ENTRIES SUPPLIED:
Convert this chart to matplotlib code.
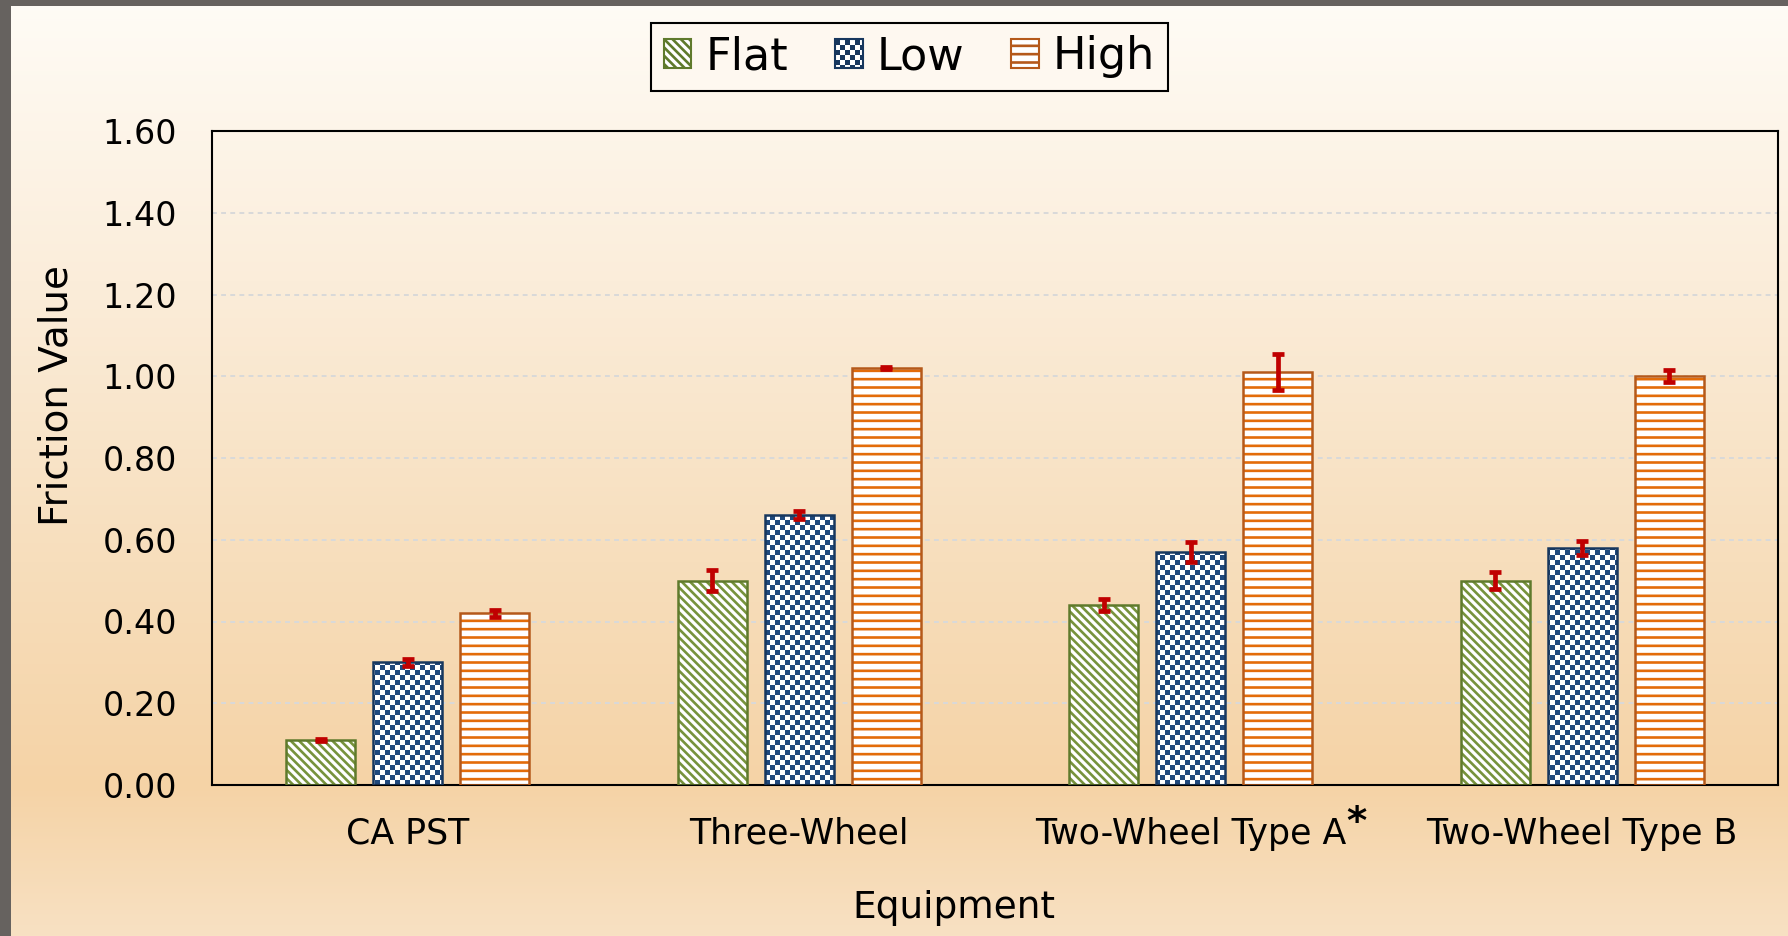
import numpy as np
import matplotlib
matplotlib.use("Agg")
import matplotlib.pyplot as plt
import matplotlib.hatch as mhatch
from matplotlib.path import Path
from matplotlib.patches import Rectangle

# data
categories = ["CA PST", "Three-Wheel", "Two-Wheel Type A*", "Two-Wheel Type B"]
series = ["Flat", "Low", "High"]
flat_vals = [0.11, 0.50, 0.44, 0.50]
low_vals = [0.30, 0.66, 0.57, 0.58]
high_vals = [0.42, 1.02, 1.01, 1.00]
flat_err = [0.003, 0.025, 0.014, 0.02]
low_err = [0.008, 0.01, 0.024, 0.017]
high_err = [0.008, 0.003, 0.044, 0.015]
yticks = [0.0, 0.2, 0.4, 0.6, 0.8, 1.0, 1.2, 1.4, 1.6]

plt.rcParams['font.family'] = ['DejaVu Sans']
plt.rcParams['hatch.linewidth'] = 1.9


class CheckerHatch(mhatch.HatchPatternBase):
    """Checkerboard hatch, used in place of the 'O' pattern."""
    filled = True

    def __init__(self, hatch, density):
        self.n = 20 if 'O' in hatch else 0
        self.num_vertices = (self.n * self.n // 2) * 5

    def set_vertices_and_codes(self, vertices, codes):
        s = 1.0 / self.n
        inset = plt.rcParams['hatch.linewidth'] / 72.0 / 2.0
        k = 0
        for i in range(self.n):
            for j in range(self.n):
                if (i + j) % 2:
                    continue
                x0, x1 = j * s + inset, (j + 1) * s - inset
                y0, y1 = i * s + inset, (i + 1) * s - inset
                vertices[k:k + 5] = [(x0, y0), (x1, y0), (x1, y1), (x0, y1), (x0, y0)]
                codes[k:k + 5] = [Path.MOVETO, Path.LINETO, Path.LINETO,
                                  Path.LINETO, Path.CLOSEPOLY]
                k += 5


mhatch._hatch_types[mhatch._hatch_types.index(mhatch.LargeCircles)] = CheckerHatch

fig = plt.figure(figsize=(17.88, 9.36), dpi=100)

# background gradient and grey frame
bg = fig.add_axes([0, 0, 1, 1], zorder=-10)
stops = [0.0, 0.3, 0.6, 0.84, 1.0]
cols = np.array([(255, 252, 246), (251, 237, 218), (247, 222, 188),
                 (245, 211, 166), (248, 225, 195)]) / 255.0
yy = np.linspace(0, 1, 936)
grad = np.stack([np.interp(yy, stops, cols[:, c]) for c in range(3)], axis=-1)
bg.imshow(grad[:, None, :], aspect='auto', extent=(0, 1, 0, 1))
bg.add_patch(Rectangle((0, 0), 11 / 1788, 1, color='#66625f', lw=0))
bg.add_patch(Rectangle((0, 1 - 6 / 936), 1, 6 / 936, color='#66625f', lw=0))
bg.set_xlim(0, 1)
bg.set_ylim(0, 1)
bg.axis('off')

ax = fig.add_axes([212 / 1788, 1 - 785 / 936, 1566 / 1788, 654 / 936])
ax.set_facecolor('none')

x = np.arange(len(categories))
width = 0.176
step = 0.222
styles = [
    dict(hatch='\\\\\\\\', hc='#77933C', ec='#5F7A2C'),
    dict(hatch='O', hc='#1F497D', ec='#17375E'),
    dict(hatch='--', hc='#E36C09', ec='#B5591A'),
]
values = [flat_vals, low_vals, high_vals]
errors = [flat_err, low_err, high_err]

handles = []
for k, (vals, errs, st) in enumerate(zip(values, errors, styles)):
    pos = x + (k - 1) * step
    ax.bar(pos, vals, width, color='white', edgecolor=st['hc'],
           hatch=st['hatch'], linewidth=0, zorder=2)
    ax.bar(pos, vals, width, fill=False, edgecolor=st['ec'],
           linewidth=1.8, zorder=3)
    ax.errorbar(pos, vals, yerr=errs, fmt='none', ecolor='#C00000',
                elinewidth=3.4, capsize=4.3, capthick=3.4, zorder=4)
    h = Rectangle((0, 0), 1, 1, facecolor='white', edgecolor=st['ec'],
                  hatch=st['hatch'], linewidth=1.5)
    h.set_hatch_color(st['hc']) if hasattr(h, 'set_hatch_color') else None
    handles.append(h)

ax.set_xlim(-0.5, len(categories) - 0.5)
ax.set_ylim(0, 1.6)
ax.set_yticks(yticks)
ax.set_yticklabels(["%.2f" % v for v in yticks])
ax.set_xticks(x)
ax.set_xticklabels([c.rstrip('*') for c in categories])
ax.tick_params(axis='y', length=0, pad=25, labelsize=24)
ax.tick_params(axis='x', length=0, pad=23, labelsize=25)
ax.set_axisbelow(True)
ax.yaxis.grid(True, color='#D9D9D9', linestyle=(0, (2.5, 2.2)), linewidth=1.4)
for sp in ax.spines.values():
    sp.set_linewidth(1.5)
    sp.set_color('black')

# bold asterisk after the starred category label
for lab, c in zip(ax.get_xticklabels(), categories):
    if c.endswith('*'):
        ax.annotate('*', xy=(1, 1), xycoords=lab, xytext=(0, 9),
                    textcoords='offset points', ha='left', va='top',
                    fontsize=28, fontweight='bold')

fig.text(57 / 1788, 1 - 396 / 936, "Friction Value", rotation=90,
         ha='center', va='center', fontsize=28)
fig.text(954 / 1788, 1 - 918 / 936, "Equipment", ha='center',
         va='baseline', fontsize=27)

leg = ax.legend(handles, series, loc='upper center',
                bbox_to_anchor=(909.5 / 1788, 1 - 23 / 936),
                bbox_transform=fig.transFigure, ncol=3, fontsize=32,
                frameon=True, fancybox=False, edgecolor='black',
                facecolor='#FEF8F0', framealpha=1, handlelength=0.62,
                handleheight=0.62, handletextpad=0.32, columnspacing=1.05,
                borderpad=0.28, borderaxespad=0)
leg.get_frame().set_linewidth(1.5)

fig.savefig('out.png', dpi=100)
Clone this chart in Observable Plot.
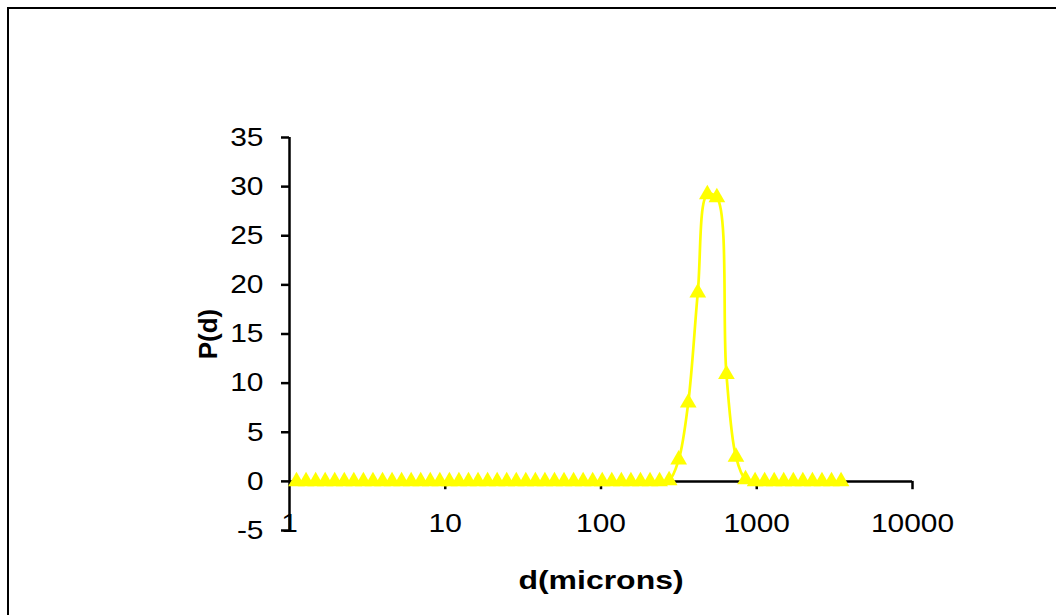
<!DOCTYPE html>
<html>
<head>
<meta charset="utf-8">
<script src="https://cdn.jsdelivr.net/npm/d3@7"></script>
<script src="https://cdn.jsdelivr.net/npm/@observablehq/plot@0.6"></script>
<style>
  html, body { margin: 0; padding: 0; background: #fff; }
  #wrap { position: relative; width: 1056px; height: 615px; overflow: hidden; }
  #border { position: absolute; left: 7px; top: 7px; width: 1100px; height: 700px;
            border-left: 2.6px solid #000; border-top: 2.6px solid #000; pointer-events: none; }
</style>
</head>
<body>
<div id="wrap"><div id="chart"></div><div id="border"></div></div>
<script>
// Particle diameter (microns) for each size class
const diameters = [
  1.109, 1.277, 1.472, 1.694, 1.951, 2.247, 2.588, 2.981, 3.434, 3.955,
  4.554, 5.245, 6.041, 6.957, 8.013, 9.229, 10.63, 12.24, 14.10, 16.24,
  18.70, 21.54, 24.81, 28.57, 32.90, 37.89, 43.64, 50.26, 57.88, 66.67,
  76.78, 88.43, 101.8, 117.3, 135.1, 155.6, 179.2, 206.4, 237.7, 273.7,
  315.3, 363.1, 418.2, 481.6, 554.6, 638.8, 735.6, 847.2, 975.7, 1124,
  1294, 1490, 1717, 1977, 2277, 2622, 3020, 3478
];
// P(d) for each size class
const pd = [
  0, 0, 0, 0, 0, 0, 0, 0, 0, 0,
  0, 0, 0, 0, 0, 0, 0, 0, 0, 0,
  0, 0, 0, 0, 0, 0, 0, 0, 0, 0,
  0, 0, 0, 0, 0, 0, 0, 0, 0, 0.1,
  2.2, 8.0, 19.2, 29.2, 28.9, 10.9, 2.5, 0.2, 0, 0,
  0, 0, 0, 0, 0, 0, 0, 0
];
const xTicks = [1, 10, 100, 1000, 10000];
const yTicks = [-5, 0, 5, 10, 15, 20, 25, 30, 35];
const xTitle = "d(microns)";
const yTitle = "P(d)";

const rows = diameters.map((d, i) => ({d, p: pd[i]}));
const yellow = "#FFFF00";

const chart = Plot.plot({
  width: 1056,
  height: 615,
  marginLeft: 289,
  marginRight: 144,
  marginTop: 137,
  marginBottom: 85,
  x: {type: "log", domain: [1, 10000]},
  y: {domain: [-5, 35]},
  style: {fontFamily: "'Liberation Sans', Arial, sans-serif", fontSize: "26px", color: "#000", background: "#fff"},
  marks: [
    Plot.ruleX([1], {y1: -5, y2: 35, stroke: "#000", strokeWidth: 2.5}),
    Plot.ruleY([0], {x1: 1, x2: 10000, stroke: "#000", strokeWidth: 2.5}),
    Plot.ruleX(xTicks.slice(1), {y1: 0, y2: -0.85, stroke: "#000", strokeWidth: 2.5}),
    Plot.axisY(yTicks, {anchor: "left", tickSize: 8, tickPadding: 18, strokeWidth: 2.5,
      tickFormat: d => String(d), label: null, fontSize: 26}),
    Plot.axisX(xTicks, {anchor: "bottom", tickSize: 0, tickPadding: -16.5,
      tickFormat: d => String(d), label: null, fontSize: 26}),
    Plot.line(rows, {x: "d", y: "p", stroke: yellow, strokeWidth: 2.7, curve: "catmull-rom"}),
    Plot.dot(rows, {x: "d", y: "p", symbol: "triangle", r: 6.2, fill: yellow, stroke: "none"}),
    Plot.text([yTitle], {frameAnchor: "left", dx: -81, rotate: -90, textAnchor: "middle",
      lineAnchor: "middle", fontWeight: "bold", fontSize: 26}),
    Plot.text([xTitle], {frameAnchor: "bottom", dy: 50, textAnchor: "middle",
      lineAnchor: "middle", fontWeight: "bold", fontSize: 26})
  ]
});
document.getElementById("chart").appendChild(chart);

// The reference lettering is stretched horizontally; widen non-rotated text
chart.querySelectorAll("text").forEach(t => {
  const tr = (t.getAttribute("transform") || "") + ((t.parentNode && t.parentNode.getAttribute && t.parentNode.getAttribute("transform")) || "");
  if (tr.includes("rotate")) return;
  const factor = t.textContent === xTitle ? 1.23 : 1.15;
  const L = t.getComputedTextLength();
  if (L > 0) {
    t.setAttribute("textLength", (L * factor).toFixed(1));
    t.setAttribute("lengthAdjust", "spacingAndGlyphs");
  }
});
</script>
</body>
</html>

PROBLEM REQUIREMENTS:
Reproduce only the lines from the beginning of the data through the line that contains "self.num_vertices = (self.n", both included, and please drop the pictures.

TASK OUTPUT:
Convert this chart to matplotlib code.
import numpy as np
import matplotlib
matplotlib.use("Agg")
import matplotlib.pyplot as plt
import matplotlib.hatch as mhatch
from matplotlib.path import Path
from matplotlib.patches import Rectangle

# data
categories = ["CA PST", "Three-Wheel", "Two-Wheel Type A*", "Two-Wheel Type B"]
series = ["Flat", "Low", "High"]
flat_vals = [0.11, 0.50, 0.44, 0.50]
low_vals = [0.30, 0.66, 0.57, 0.58]
high_vals = [0.42, 1.02, 1.01, 1.00]
flat_err = [0.003, 0.025, 0.014, 0.02]
low_err = [0.008, 0.01, 0.024, 0.017]
high_err = [0.008, 0.003, 0.044, 0.015]
yticks = [0.0, 0.2, 0.4, 0.6, 0.8, 1.0, 1.2, 1.4, 1.6]

plt.rcParams['font.family'] = ['DejaVu Sans']
plt.rcParams['hatch.linewidth'] = 1.9


class CheckerHatch(mhatch.HatchPatternBase):
    """Checkerboard hatch, used in place of the 'O' pattern."""
    filled = True

    def __init__(self, hatch, density):
        self.n = 20 if 'O' in hatch else 0
        self.num_vertices = (self.n * self.n // 2) * 5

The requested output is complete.